Intervistato da La Gazzetta dello Sport, Giuseppe Mascara torna su alcuni aspetti in particolare che hanno riguardato la sua carriera di calciatore, con spunti di riflessione legati al calcio di oggi e confessando il sogno di allenare in Serie A. Ecco quanto evidenziato:
“Il gol a Palermo da quasi 50 metri nel 2009? Sarei un bugiardo se dicessi che avevo visto il portiere fuori dai pali e che avevo calcolato di tirare così. Calciai d’istinto, senza pensarci, e venne fuori una parabola impressionante. Zenga mi disse che soltanto un pazzo come me poteva tentare certi colpi. Quando giocavo, volevo divertirmi. Sapevo che se mi fossi divertito io, si sarebbero divertiti i tifosi della mia squadra, anche se sulla fascia dovevo correre per gli equilibri tattici”.

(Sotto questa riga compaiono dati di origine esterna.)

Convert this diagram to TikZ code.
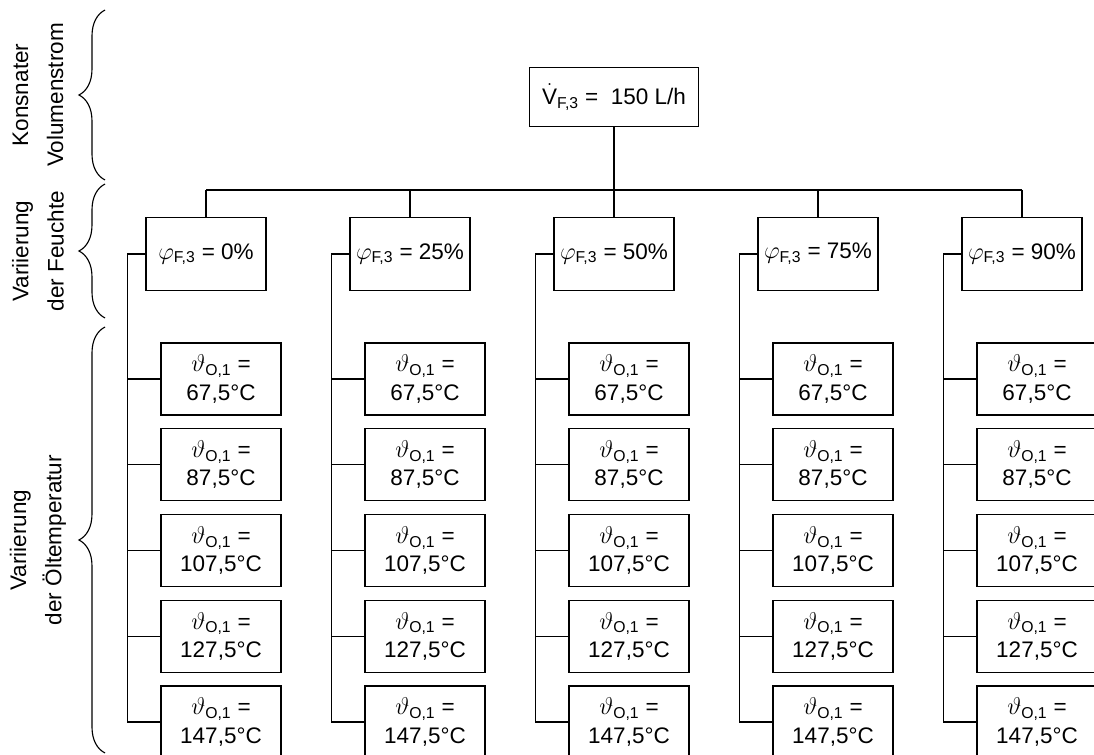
\documentclass[tikz,border=0pt]{standalone}
\usepackage{fontspec}
\setmainfont{Liberation Sans}
\usetikzlibrary{calc,decorations.pathreplacing}

\begin{document}
\begin{tikzpicture}[x=0.025cm,y=0.025cm,
    link/.style={line width=0.8pt},
    box/.style={draw, line width=0.8pt, inner sep=0pt, align=center,
      font=\fontsize{16}{20}\selectfont},
    volbox/.style={box, minimum width=4.225cm, minimum height=1.475cm},
    phibox/.style={box, minimum width=3cm, minimum height=1.825cm},
    tempbox/.style={box, minimum width=3cm, minimum height=1.8cm},
    side/.style={rotate=90, align=center, font=\fontsize{16}{25}\selectfont},
    bracket/.style={decorate, line width=0.8pt,
      decoration={brace, amplitude=0.65cm}}]
  \useasboundingbox (0,0) rectangle (1094,-755);

  % Top box
  \node[volbox] (vol) at (614,-97) {$\dot{\mathrm{V}}$\textsubscript{F,3} = \ 150 L/h};
  \coordinate (bar) at (0,-190);

  % Humidity boxes and oil temperature boxes
  \foreach \p [count=\i] in {0,25,50,75,90} {
    \node[phibox] (phi\i) at ({206+204*(\i-1)},-254)
      {$\varphi$\textsubscript{F,3} = \p\%};
    \foreach \t [count=\k] in {67,87,107,127,147}
      \node[tempbox] (t\i\k) at ({221+204*(\i-1)},{-379-85.75*(\k-1)})
        {$\vartheta$\textsubscript{O,1} =\\ \t,5°C};
  }

  % Tree connectors
  \draw[link] (vol.south) -- (vol.south |- bar);
  \draw[link] (phi1.north |- bar) -- (phi5.north |- bar);
  \foreach \i in {1,...,5} {
    \draw[link] (phi\i.north |- bar) -- (phi\i.north);
    \coordinate (col\i) at ($(phi\i.west)+(-18,0)$);
    \draw[link] (phi\i.west) -- (col\i) |- (t\i5.west);
    \foreach \k in {1,...,4}
      \draw[link] (col\i |- t\i\k.west) -- (t\i\k.west);
  }

  % Braces and side labels
  \draw[bracket] (105,-180) -- (105,-10);
  \draw[bracket] (105,-318) -- (105,-184);
  \draw[bracket] (105,-753) -- (105,-327);
  \node[side] (lab1) at (38,-95) {Konsnater\\Volumenstrom};
  \node[side] (lab2) at (38,-251) {Variierung\\der Feuchte};
  \node[side] (lab3) at (38,-540) {Variierung\\der Öltemperatur};
\end{tikzpicture}
\end{document}
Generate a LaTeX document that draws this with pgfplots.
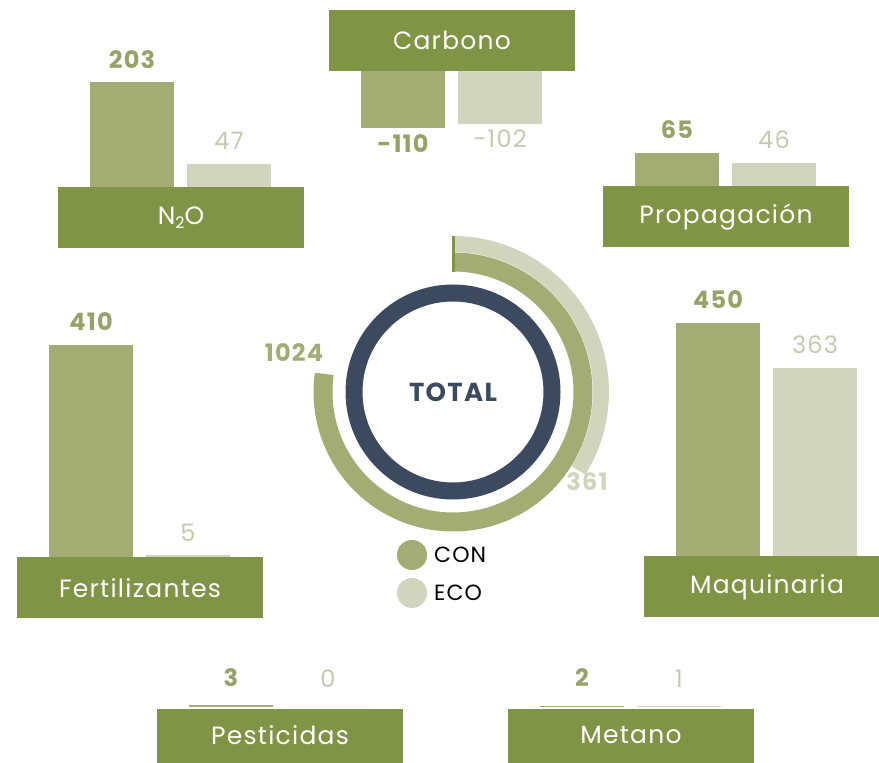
\documentclass[border=0pt]{standalone}
\usepackage{fontspec}
\setmainfont{Poppins}[LetterSpace=5]
\usepackage{pgfplots}
\pgfplotsset{compat=1.18}
\definecolor{boxg}{HTML}{7F9444}
\definecolor{con}{HTML}{A3AC72}
\definecolor{eco}{HTML}{D2D5BE}
\definecolor{conl}{HTML}{98A268}
\definecolor{ecol}{HTML}{C6C9B2}
\definecolor{navy}{HTML}{3B4A5F}
\newcommand{\lblfont}{\fontsize{25}{28}\selectfont}
\newcommand{\numfont}{\fontsize{24}{27}\selectfont}
\pgfplotsset{
  grp/.style={hide axis, scale only axis, x=97pt, y=0.52pt,
    xmin=-0.5, xmax=1.5, ymin=0, ymax=500, ybar, bar width=84pt,
    clip=false, anchor=south west,
    nodes near coords,
    every node near coord/.append style={inner sep=0pt, anchor=south, yshift=14pt},
    /pgf/number format/fixed, /pgf/number format/precision=0,
    /pgf/number format/assume math mode=true},
  conbar/.style={fill=con, draw=none, bar shift=0pt,
    every node near coord/.append style={text=conl, font=\numfont\bfseries}},
  ecobar/.style={fill=eco, draw=none, bar shift=0pt,
    every node near coord/.append style={text=ecol, font=\numfont}},
}
\begin{document}
\begin{tikzpicture}[x=1pt, y=1pt]
\useasboundingbox (0,0) rectangle (879,763);
\clip (0,0) rectangle (879,763);

% ---------- N2O
\begin{axis}[grp, at={(83.5pt,575pt)}]
\addplot[conbar] coordinates {(0,203)};
\addplot[ecobar] coordinates {(1,47)};
\end{axis}
% ---------- Carbono
\begin{axis}[grp, ymin=-200, ymax=0, anchor=north west, at={(354.5pt,692pt)}]
\addplot[conbar, every node near coord/.append style={anchor=north, yshift=-20pt}] coordinates {(0,-110)};
\addplot[ecobar, every node near coord/.append style={anchor=north, yshift=-20pt}] coordinates {(1,-102)};
\end{axis}
% ---------- Propagacion
\begin{axis}[grp, at={(628.5pt,576pt)}]
\addplot[conbar] coordinates {(0,65)};
\addplot[ecobar] coordinates {(1,46)};
\end{axis}
% ---------- Fertilizantes
\begin{axis}[grp, at={(42.5pt,205pt)}]
\addplot[conbar] coordinates {(0,410)};
\addplot[ecobar] coordinates {(1,5)};
\end{axis}
% ---------- Maquinaria
\begin{axis}[grp, at={(669.5pt,206pt)}]
\addplot[conbar] coordinates {(0,450)};
\addplot[ecobar] coordinates {(1,363)};
\end{axis}
% ---------- Pesticidas
\begin{axis}[grp, at={(182.5pt,56pt)},
  every node near coord/.append style={yshift=5pt}]
\addplot[conbar] coordinates {(0,3)};
\addplot[ecobar] coordinates {(1,0)};
\end{axis}
% ---------- Metano
\begin{axis}[grp, at={(533.5pt,56pt)},
  every node near coord/.append style={yshift=5pt}]
\addplot[conbar] coordinates {(0,2)};
\addplot[ecobar] coordinates {(1,1)};
\end{axis}

% ---------- category boxes
\foreach \xl/\yb in {58/515, 329/692, 603/516, 17/145, 644/146, 157/-7, 508/-7}{
  \fill[boxg] (\xl,\yb) rectangle ++(246,61);
}
\node[text=white, font=\lblfont] at (181,545) {N\raisebox{-0.3ex}{\fontsize{16}{17}\selectfont 2}O};
\node[text=white, font=\lblfont] at (452,722.5) {Carbono};
\node[text=white, font=\lblfont] at (726,546) {Propagación};
\node[text=white, font=\lblfont] at (140,175) {Fertilizantes};
\node[text=white, font=\lblfont] at (767,176) {Maquinaria};
\node[text=white, font=\lblfont] at (280,28) {Pesticidas};
\node[text=white, font=\lblfont] at (631,28) {Metano};

% ---------- donut
\coordinate (c) at (453,371);
\draw[navy, line width=17pt] (c) circle (99);
\draw[con, line width=19pt] ([shift={(90:130)}]c) arc[start angle=90, end angle=-188, radius=130];
\draw[eco, line width=16pt] ([shift={(90:148)}]c) arc[start angle=90, end angle=-32, radius=148];
\draw[boxg, line width=3pt] ([shift={(90:120)}]c) -- ([shift={(90:156)}]c);
\node[text=navy, font=\fontsize{26}{29}\selectfont\bfseries] at (c) {TOTAL};
\node[text=con, font=\fontsize{24}{26}\selectfont\bfseries] at (294,410) {1024};
\node[text=eco, font=\fontsize{24}{26}\selectfont\bfseries] at (587,281) {361};

% ---------- legend
\fill[con] (412,208) circle (15);
\fill[eco] (412,170) circle (15);
\node[anchor=west, font=\fontsize{22}{24}\selectfont, inner sep=0pt] at (434,208) {CON};
\node[anchor=west, font=\fontsize{22}{24}\selectfont, inner sep=0pt] at (434,170) {ECO};
\end{tikzpicture}
\end{document}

“Mihajlovic? Grande spessore. Burbero fuori, buono dentro. Alla fine dell’allenamento del venerdì ci sfidavamo sulle punizioni. Lui era un fenomeno, ma ogni tanto mi faceva vincere per tenermi su di morale. Durante la sua malattia ci siamo scambiati tanti messaggi. Il Catania di Simeone? Aveva qualcosa in più nelle motivazioni”.
“Oggi non ci sono più i giocatori alla Mascara? Perchè siamo passati dal calcio degli uno contro uno al calcio dei ‘dai e vai’, dei triangoli. Il problema è alla radice, nelle scuole calcio formano dei giocatori robotizzati, si privilegiano i più robusti e le giocate sono preordinate“.
“Bisogna catturare l’attenzione dei ragazzi, convincerli a togliere lo sguardo dai telefonini. Sono sempre lì a guardare i social. Noi queste distrazioni non le avevamo. Il mio sogno? Ritornare a San Siro, da allenatore di Serie A. Il mio modulo è il 4-3-3 che ho imparato da Zeman e da Pasquale Marino. Io sono per un calcio verticale, diretto, senza troppi passaggi”.